High Confidence, Heavy Shipments
Spain’s macroeconomic momentum remained robust in 2025, with its National Statistics Institute estimating GDP growth at 2.8%. This strength was also evident the financial sector: consumer lending reached its highest monthly level since 2007 in October 2025, supported by a solid labour market and a record population approaching 50 million (reuters.com).Consumer confidence appears to be stabilising. According to the Kantar Panorama 4Q 2025 report, perceptions of the economic situation among households improved to 34 points, suggesting a more stable environment. Nevertheless, caution remains evident: 38% of consumers expect unemployment to rise, and saving continues to be a priority for households (modaes.com).
Similarly, Spain’s National Statistics Institute retail index shows a stable and positive trend, improving steadily since the final quarter of 2024 and peaking in the third quarter of 2025. It then reduces slightly, but still above the value in the second quarter of 2025.
However, despite relatively high levels of confidence, the fashion retail segment continues to face significant pressure, as this analysis has highlighted.
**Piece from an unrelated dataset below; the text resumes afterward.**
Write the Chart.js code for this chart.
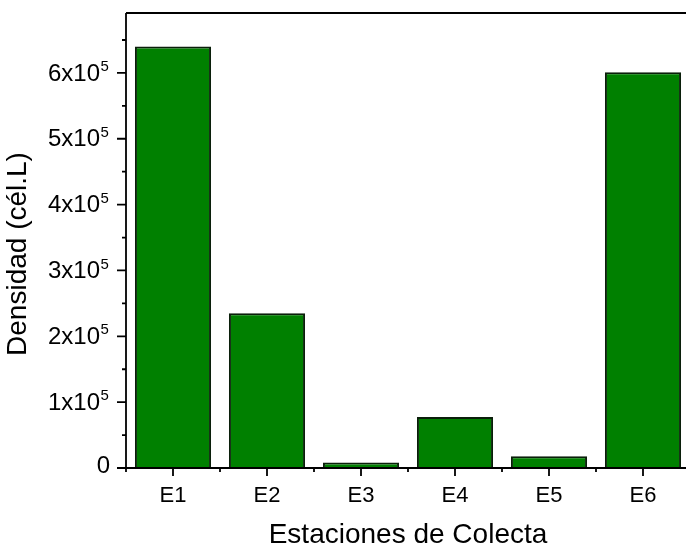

Consumption in the sector remains subdued, with spending preferences shifting towards other goods and services, contributing to slightly negative price dynamics.
Interestingly, footwear imports have increased markedly, recording an average monthly year-on-year growth rate of 7% in 2025, despite losing pace towards the end of the year. This may reflect strengthened trading activity, as Spanish firms import footwear for subsequent re-export, thereby reducing their reliance on domestic demand.